Tiffany Singh awarded Artist In Residence
08 August 2011
Tiffany Singh awarded Artist In
Residence
Creative New Zealand media release
New Zealand installation artist Tiffany Singh will transform an abandoned site into a community hub filled with native plants, sustainable food, and religious symbols as an artist-in-residence in Samoa.
Tiffany has been awarded the Creative New Zealand and the National University of Samoa Artist in Residence for 2011 and will be working on the project with local artists from August to November.
The residency, a partnership established between Creative New Zealand and the university in 2006, offers New Zealand resident Pacific artists the opportunity to develop their potential, skills and practice.
“Overseas residencies are an important part of our role as an arts development organisation” says Chair of Creative New Zealand’s Pacific Arts Committee Pele Walker. “This residency provides a compelling opportunity for Pasifika artists, like Tiffany, to develop and explore collaborations with local artists in a distinctly Pacific environment”.
Of Samoan, Indian and Māori ancestry Auckland-based Tiffany is known for inviting the public into her installations. Her audiences have exchanged wax religious idols for personal items, dropped hanging spices to the floor, made offerings to effigies and taken home wind chimes.
“It’s about
things happening without controlling the outcome,”
explains Tiffany. “What I do might be great, but what
others do with it is far more interesting to me”.
Once
in Apia, Tiffany will encourage local people to join in on
the creation of her project. She hopes the site will become
a useful space and potentially go on to be used as a
community meeting place, outdoor theatre or
church.
Western and Eastern religious symbols feature strongly in Tiffany’s work. She has been influenced by her travels and religious studies in the East, including meditation in the Himalayas. However Samoa has special significance, “My grandmother was from Apia. I never met her so I’m grateful to have this chance to explore my Samoan heritage. I believe it will strengthen and broaden my cultural connection as well as my practice,” says Tiffany.

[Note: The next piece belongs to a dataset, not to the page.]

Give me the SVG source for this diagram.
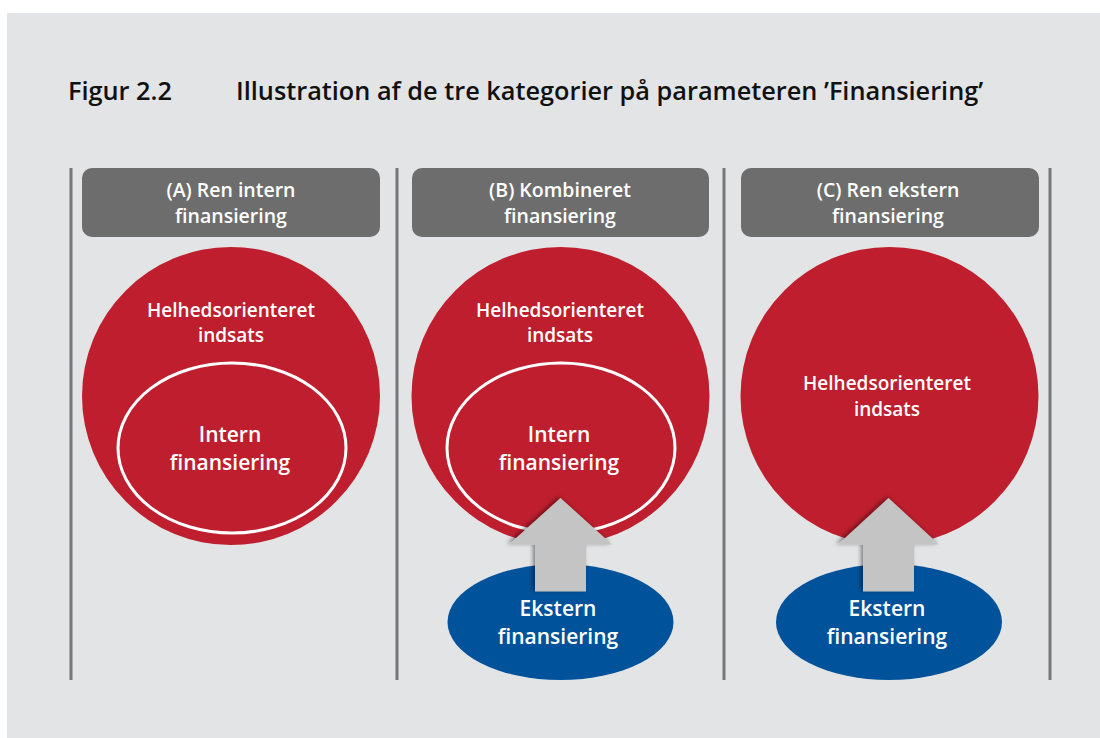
<svg xmlns="http://www.w3.org/2000/svg" width="1100" height="738" viewBox="0 0 1100 738">
  <defs>
    <style>
      .bg { fill: #e3e4e6; }
      .title { font-family: "Open Sans", "Liberation Sans", sans-serif; font-size: 25.3px; font-weight: 600; fill: #111111; }
      .divider { stroke: #777777; stroke-width: 3; }
      .hdr { fill: #6d6d6d; }
      .hdr-text { font-family: "Open Sans", "Liberation Sans", sans-serif; font-size: 19.5px; font-weight: 600; fill: #ffffff; text-anchor: middle; }
      .red { fill: #be1e2d; }
      .inner { fill: none; stroke: #ffffff; stroke-width: 3; }
      .blue { fill: #00529b; }
      .lbl { font-family: "Open Sans", "Liberation Sans", sans-serif; font-size: 19px; font-weight: 600; fill: #ffffff; text-anchor: middle; }
      .lbl-lg { font-family: "Open Sans", "Liberation Sans", sans-serif; font-size: 21px; font-weight: 600; fill: #ffffff; text-anchor: middle; }
      .arrow { fill: #c4c4c4; filter: url(#shadow); }
    </style>
    <filter id="shadow" x="-20%" y="-20%" width="140%" height="140%">
      <feDropShadow dx="-2" dy="-1" stdDeviation="2" flood-color="#000000" flood-opacity="0.45"/>
    </filter>
  </defs>

  <rect class="bg" x="7" y="13" width="1093" height="725"/>

  <g id="title">
    <text class="title" x="68" y="100">Figur 2.2</text>
    <text class="title" x="236" y="100">Illustration af de tre kategorier på parameteren ’Finansiering’</text>
  </g>

  <g id="dividers">
    <line class="divider" x1="71" y1="168" x2="71" y2="680"/>
    <line class="divider" x1="397" y1="168" x2="397" y2="680"/>
    <line class="divider" x1="724" y1="168" x2="724" y2="680"/>
    <line class="divider" x1="1050" y1="168" x2="1050" y2="680"/>
  </g>

  <g id="header-a">
    <rect class="hdr" x="82" y="168" width="298" height="69" rx="10"/>
    <text class="hdr-text" x="231" y="197">(A) Ren intern</text>
    <text class="hdr-text" x="231" y="223">finansiering</text>
  </g>
  <g id="header-b">
    <rect class="hdr" x="412" y="168" width="297" height="69" rx="10"/>
    <text class="hdr-text" x="560" y="197">(B) Kombineret</text>
    <text class="hdr-text" x="560" y="223">finansiering</text>
  </g>
  <g id="header-c">
    <rect class="hdr" x="741" y="168" width="298" height="69" rx="10"/>
    <text class="hdr-text" x="888" y="197">(C) Ren ekstern</text>
    <text class="hdr-text" x="888" y="223">finansiering</text>
  </g>

  <g id="indsats-a">
    <circle class="red" cx="231" cy="396" r="149"/>
    <text class="lbl" x="231" y="317">Helhedsorienteret</text>
    <text class="lbl" x="231" y="342">indsats</text>
  </g>
  <g id="intern-a">
    <ellipse class="inner" cx="232" cy="448" rx="114" ry="85"/>
    <text class="lbl-lg" x="230" y="442">Intern</text>
    <text class="lbl-lg" x="230" y="470">finansiering</text>
  </g>

  <g id="indsats-b">
    <circle class="red" cx="560.5" cy="396" r="149"/>
    <text class="lbl" x="560" y="317">Helhedsorienteret</text>
    <text class="lbl" x="560" y="342">indsats</text>
  </g>
  <g id="intern-b">
    <ellipse class="inner" cx="561" cy="448" rx="114" ry="85"/>
    <text class="lbl-lg" x="559" y="442">Intern</text>
    <text class="lbl-lg" x="559" y="470">finansiering</text>
  </g>
  <g id="ekstern-b">
    <ellipse class="blue" cx="560.5" cy="622" rx="113" ry="58"/>
    <text class="lbl-lg" x="558" y="616">Ekstern</text>
    <text class="lbl-lg" x="558" y="644">finansiering</text>
  </g>

  <g id="indsats-c">
    <circle class="red" cx="889.5" cy="396" r="149"/>
    <text class="lbl" x="887" y="390">Helhedsorienteret</text>
    <text class="lbl" x="887" y="416">indsats</text>
  </g>
  <g id="ekstern-c">
    <ellipse class="blue" cx="889" cy="622" rx="113" ry="58"/>
    <text class="lbl-lg" x="887" y="616">Ekstern</text>
    <text class="lbl-lg" x="887" y="644">finansiering</text>
  </g>

  <g id="connectors">
    <polygon id="arrow-b" class="arrow" points="560.5,498 509,544.5 535,544.5 535,591.5 586,591.5 586,544.5 612,544.5"/>
    <polygon id="arrow-c" class="arrow" points="888.5,498 838,544.5 863,544.5 863,591.5 914,591.5 914,544.5 939,544.5"/>
  </g>
</svg>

Tiffany will take a short time out of her residency to exhibit at the 2011 Asian Art Biennial in Taiwan. More than 40 international artists have been invited, but Tiffany is the only one from New Zealand. She believes the work that has been selected, Newton and The Piece Bomb, fits well with the exhibition’s theme of changing Asian societies, and traditional and modern values.
This annual Creative New Zealand and the National University of Samoa Artist-in-Residence provides up to $15,000 for an artist’s stipend, accommodation and travel costs. Established by the Pacific Arts Committee of the Arts Board of Creative New Zealand, Jim Vivieaere, Nathaniel Lees and Fiona Collins are among previous recipients.